Funeral Horse
Divinity For the Wicked

If judged on the merit of riffs alone, Texan tarnation masters Funeral Horse would be a holy grail of hard-rock.  The constant shifts from road-rage solos to dusty blues riffs to pavement cracking noise-rock/hardcore to vintage 70s hard rock backed by a walloping rhythm section will keep you guessing and ducking for cover as to which direction the bombardment is coming from next.  With band members lovingly named Paul Bearer (vocals/guitars) and Jason Andy Argonauts (bass), the entire project has the recipe for sheer global conquest via tongue-in-cheek humor laced into a serious, non-nonsense rock foundation.  But goddamn man, those vocals!  What the hell is that??

Opener “There shall be Vultures” is more musically sound than the walls of a German war bunker.  The trio rams a fistful of riffage up your ass that’s heavily informed by the blues as the fortress of groove constructed is pumped full of hot lead by bone dry snare fire and C4 powered soloing.  Mr.
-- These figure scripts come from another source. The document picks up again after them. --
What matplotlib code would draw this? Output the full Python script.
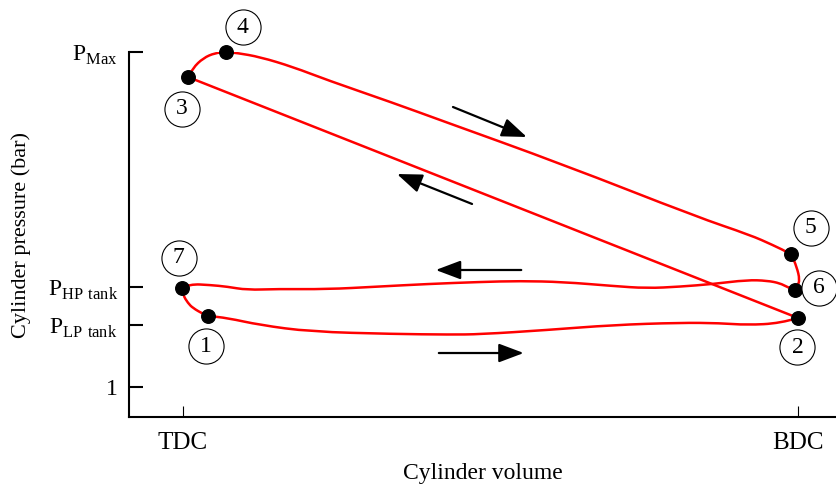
import numpy as np
import matplotlib
matplotlib.use("Agg")
import matplotlib.pyplot as plt
from matplotlib.path import Path
from matplotlib.patches import PathPatch

plt.rcParams['font.family'] = ['Liberation Serif', 'DejaVu Serif']
plt.rcParams['mathtext.fontset'] = 'custom'
plt.rcParams['mathtext.rm'] = 'Liberation Serif'

# ------------------------------------------------------------
# DATA (volume: TDC = 0, BDC = 1; pressure in arbitrary units)
# ------------------------------------------------------------
P_LP = 2.0
P_HP = 2.613
P_MAX = 6.403

# 3 -> 4 -> 5 -> 6 : combustion + expansion + blowdown
EXP_V = [0.008, 0.016, 0.033, 0.052, 0.070, 0.088, 0.125, 0.179, 0.234,
         0.342, 0.418, 0.618, 0.836, 0.922, 0.959, 0.989, 0.998, 1.003,
         0.999, 0.995]
EXP_P = [6.000, 6.145, 6.306, 6.387, 6.403, 6.387, 6.323, 6.161, 5.952,
         5.581, 5.306, 4.590, 3.742, 3.452, 3.290, 3.145, 2.935, 2.726,
         2.630, 2.565]

# 6 -> 7 : exhaust to HP tank
EXH_V = [0.995, 0.982, 0.971, 0.950, 0.917, 0.862, 0.808, 0.754, 0.699,
         0.618, 0.548, 0.483, 0.397, 0.315, 0.234, 0.153, 0.104, 0.072,
         0.044, 0.011, -0.002]
EXH_P = [2.565, 2.613, 2.673, 2.715, 2.726, 2.661, 2.618, 2.592, 2.629,
         2.694, 2.710, 2.694, 2.661, 2.618, 2.576, 2.581, 2.565, 2.618,
         2.645, 2.661, 2.597]

# 7 -> 1 -> 2 : re-expansion + intake from LP tank
INT_V = [-0.002, 0.000, 0.008, 0.016, 0.033, 0.041, 0.072, 0.125, 0.207,
         0.342, 0.434, 0.483, 0.592, 0.699, 0.808, 0.873, 0.917, 0.971,
         1.000]
INT_P = [2.597, 2.484, 2.355, 2.274, 2.177, 2.145, 2.113, 2.000, 1.892,
         1.855, 1.845, 1.850, 1.919, 2.000, 2.037, 2.030, 2.000, 2.027,
         2.113]

# state points 1..7
STATE_V = [0.041, 1.000, 0.008, 0.070, 0.989, 0.995, -0.002]
STATE_P = [2.145, 2.113, 6.000, 6.403, 3.145, 2.565, 2.597]
STATE_NAMES = ['1', '2', '3', '4', '5', '6', '7']

# ------------------------------------------------------------
# LAYOUT
# ------------------------------------------------------------
LABEL_V = [0.037, 0.999, -0.002, 0.097, 1.021, 1.034, -0.007]
LABEL_P = [1.661, 1.645, 5.484, 6.800, 3.565, 2.597, 3.081]

ARROWS = [  # (v_start, p_start, v_end, p_end)
    (0.439, 5.516, 0.559, 5.032),
    (0.470, 3.952, 0.348, 4.435),
    (0.550, 2.887, 0.411, 2.887),
    (0.416, 1.548, 0.554, 1.548),
]

RED = '#ff0000'


def smooth_line(ax, v, p, **kw):
    # quadratic bezier chain: traced points act as control points
    pts = np.column_stack([v, p])
    verts = [pts[0]]
    codes = [Path.MOVETO]
    for i in range(1, len(pts) - 1):
        end = pts[i + 1] if i == len(pts) - 2 else (pts[i] + pts[i + 1]) / 2
        verts += [pts[i], end]
        codes += [Path.CURVE3, Path.CURVE3]
    patch = PathPatch(Path(verts, codes), fill=False, **kw)
    ax.add_patch(patch)


fig = plt.figure(figsize=(8.36, 4.86), dpi=100)
ax = fig.add_axes([129 / 836, 69 / 486, 707 / 836, 365 / 486])

style = dict(edgecolor=RED, lw=1.8, capstyle='round', joinstyle='round',
             zorder=2)
smooth_line(ax, EXP_V, EXP_P, **style)
smooth_line(ax, EXH_V, EXH_P, **style)
smooth_line(ax, INT_V, INT_P, **style)
# 2 -> 3 : compression
ax.plot([STATE_V[1], STATE_V[2]], [STATE_P[1], STATE_P[2]], color=RED,
        lw=1.8, solid_capstyle='round', zorder=2)

ax.scatter(STATE_V, STATE_P, s=95, color='black', zorder=3, clip_on=False)

ax.scatter(LABEL_V, LABEL_P, s=640, facecolor='white', edgecolor='black',
           linewidth=0.8, zorder=4, clip_on=False)
for v, p, name in zip(LABEL_V, LABEL_P, STATE_NAMES):
    ax.text(v, p, name, ha='center', va='center', fontsize=17, zorder=5,
            clip_on=False)

for v0, p0, v1, p1 in ARROWS:
    ax.annotate('', xy=(v1, p1), xytext=(v0, p0),
                arrowprops=dict(arrowstyle='-|>,head_length=0.85,head_width=0.32',
                                color='black', lw=1.6, mutation_scale=18,
                                shrinkA=0, shrinkB=0))

ax.set_xlim(-0.0878, 1.0618)
ax.set_ylim(0.516, P_MAX)

ax.set_xticks([0, 1])
ax.set_xticklabels(['TDC', 'BDC'])
ax.set_yticks([1, P_LP, P_HP, P_MAX])
ax.set_yticklabels(['1', r'P$_{\mathregular{LP\ tank}}$',
                    r'P$_{\mathregular{HP\ tank}}$', r'P$_{\mathregular{Max}}$'])

ax.tick_params(axis='y', direction='in', length=10, width=1.5, pad=8,
               labelsize=17)
ax.tick_params(axis='x', direction='in', length=8, width=0.8, pad=11,
               labelsize=18)

for side in ['top', 'right']:
    ax.spines[side].set_visible(False)
for side in ['left', 'bottom']:
    ax.spines[side].set_linewidth(1.5)

ax.set_xlabel('Cylinder volume', fontsize=17, labelpad=6)
ax.set_ylabel('Cylinder pressure (bar)', fontsize=16, labelpad=12)

fig.savefig('out.png', dpi=100, facecolor='white')
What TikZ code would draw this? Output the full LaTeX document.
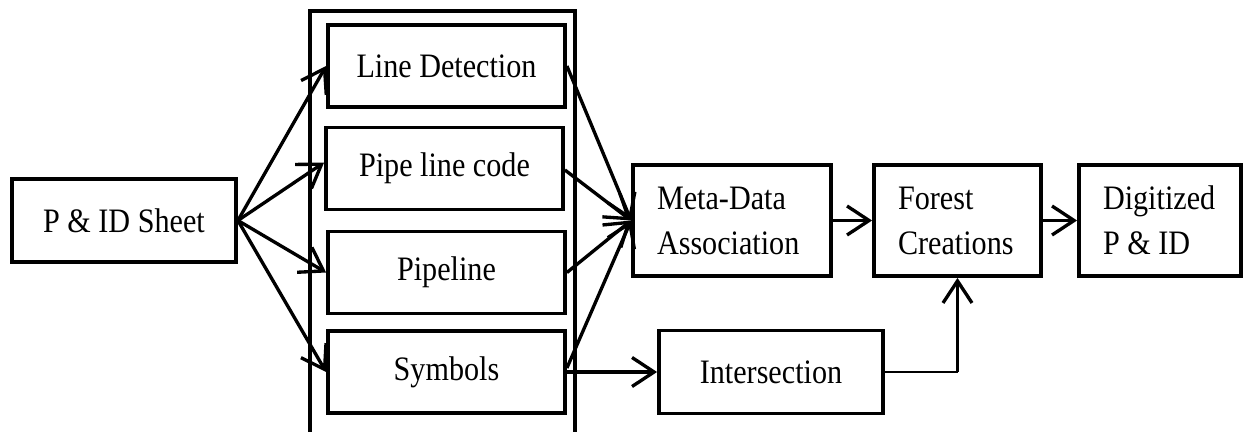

Argonauts keeps his hydras tightly in the pocket and everything is honestly perfect in terms of this style of music.  Everything except one thing…  Maybe they’ll be your cup of tea, but those tuneless yowling vocals aren’t amusing, intense or ironic.  They are just plain bad.  If you can handle ‘em then you are good to go and will enjoy the hell out of this record.  If not, God save ya from the Cyclops’ wrath because that motherfucker is gonna smash you flat.

“Underneath all that ever was” pulls the reigns and slows its team to a curmudgeonly crawl straight through hell with detuned doom riffs opening up into “Hey, I took too much acid again” merry mellotron melodies.  This song will literally hunt you down wherever you hide…the instrumental portion of it is that good.  Then that slow-motion, passion-lacking post-hardcore yell comes in and completely irritates the hell out of the locals.  These guys would be better if they had someone just screaming their head off over this stuff, rather than the turgid yap rapping that’s going on.  I could keep going on about this feature, but I’ll try to ignore it until the review summary in hopes of not boring you into a car crash coma.  If I fail at ignoring it, you have my apologies in advance.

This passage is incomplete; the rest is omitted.